■ Information shown

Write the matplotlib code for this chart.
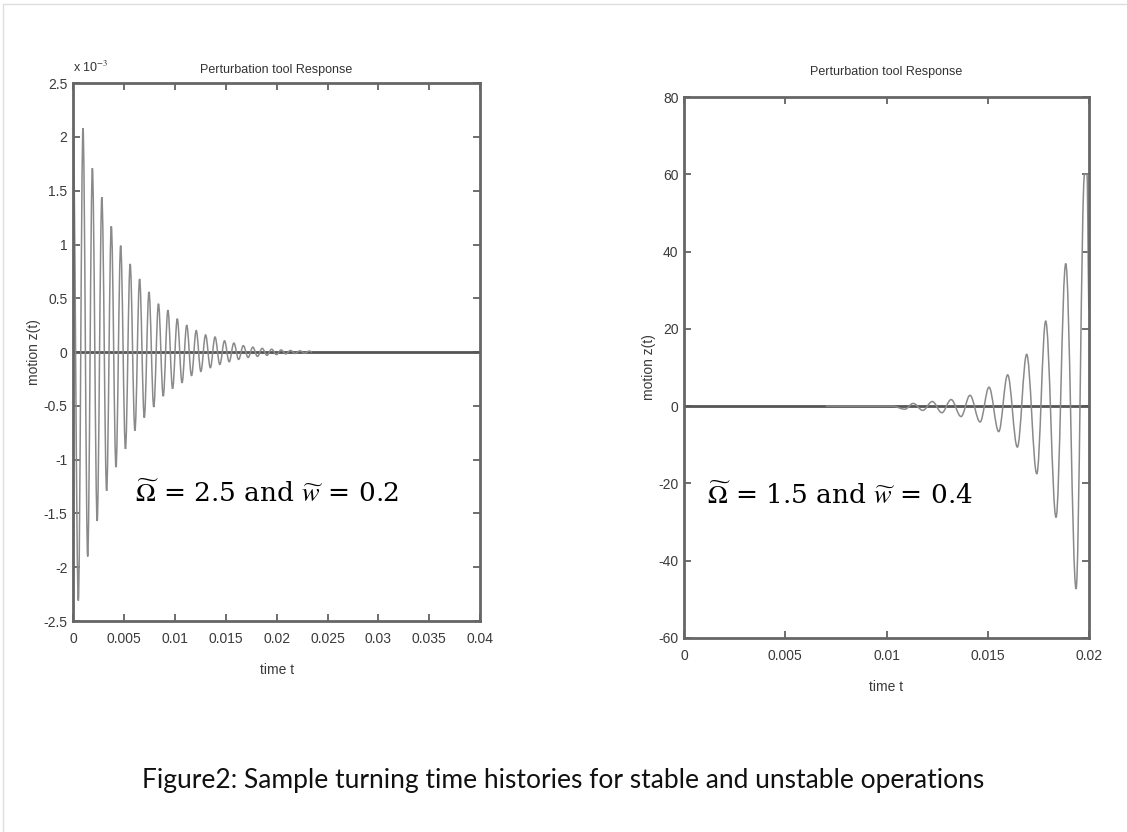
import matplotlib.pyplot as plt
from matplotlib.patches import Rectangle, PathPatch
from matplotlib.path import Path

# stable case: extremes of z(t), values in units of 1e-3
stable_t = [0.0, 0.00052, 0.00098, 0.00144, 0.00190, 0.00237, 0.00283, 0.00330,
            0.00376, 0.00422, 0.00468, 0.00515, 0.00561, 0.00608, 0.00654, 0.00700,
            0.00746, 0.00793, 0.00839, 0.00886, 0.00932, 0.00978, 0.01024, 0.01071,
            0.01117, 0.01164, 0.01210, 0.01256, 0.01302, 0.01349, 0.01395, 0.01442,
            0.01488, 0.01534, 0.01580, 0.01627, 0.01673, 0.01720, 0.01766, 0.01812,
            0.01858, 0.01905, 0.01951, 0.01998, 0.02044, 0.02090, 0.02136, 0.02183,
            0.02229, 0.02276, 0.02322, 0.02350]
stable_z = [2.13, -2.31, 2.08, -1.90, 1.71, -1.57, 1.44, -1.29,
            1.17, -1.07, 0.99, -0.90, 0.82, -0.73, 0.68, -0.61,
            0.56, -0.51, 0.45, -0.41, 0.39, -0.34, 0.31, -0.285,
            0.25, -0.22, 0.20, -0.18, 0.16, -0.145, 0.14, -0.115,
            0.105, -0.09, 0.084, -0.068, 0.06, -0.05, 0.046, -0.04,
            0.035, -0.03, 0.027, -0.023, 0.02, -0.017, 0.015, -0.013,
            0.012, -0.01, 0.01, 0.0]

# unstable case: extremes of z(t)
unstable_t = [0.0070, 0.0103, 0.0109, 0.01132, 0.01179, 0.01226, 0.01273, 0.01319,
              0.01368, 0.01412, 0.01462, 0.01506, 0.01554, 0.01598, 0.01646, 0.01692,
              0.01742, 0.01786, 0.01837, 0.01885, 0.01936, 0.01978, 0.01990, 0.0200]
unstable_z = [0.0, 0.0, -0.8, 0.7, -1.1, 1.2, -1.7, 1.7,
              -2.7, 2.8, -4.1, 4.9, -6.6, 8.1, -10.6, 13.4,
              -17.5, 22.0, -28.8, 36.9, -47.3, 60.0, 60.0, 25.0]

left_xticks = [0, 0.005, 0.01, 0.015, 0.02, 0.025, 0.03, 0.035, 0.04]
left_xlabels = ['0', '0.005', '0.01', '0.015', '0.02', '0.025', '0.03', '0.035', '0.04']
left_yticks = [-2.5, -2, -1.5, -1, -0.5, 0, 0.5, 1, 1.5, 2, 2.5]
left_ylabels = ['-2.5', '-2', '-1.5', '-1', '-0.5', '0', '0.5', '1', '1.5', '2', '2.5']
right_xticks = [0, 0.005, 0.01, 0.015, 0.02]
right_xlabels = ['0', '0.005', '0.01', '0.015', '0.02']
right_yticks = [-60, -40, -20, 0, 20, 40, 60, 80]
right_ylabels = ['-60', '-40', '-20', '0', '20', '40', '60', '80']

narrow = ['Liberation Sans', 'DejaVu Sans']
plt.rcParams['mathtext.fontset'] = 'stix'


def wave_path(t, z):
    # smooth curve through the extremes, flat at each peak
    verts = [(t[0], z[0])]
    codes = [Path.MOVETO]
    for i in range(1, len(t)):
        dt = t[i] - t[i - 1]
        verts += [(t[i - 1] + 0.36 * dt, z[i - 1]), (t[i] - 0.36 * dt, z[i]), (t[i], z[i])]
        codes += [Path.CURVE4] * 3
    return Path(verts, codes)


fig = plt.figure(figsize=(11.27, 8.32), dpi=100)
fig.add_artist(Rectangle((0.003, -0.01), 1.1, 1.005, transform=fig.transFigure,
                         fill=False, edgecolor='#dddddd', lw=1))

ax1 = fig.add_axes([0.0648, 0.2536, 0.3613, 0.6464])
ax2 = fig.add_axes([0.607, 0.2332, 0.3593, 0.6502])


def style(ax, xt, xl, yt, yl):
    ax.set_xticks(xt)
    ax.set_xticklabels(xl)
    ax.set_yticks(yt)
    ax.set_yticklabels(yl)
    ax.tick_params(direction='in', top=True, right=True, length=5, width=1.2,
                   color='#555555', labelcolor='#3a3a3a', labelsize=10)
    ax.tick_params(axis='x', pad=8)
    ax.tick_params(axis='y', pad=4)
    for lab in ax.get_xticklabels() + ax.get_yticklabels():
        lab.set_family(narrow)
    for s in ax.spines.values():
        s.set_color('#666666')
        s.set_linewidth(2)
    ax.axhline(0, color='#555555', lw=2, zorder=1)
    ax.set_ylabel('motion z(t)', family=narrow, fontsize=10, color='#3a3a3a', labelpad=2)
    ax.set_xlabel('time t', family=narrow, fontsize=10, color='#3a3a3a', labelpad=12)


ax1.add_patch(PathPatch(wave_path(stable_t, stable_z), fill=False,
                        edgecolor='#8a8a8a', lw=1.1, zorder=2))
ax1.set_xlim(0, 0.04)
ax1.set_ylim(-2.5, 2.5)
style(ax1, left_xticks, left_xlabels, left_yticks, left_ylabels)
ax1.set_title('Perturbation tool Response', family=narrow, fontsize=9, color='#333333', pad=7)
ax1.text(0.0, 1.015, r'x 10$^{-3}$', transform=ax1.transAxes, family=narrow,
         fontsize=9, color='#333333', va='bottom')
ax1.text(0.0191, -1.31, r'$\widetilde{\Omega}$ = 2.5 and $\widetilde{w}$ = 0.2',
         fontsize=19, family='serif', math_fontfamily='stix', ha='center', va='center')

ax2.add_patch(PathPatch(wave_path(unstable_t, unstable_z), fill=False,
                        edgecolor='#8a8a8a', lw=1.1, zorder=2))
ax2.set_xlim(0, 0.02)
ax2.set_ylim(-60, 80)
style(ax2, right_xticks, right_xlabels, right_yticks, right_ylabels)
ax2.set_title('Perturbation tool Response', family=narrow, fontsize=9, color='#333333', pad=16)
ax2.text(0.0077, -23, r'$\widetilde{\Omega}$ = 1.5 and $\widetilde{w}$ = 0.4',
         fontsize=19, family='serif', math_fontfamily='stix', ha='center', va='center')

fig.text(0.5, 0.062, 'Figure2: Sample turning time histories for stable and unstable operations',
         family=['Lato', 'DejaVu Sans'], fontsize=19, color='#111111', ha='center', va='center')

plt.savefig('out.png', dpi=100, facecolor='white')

■ Exercise
From the first line above through the line containing "from matplotlib.path import Path", copy everything exactly, without the pictures.

■ Response to the exercise
Write the matplotlib code for this chart.
import matplotlib.pyplot as plt
from matplotlib.patches import Rectangle, PathPatch
from matplotlib.path import Path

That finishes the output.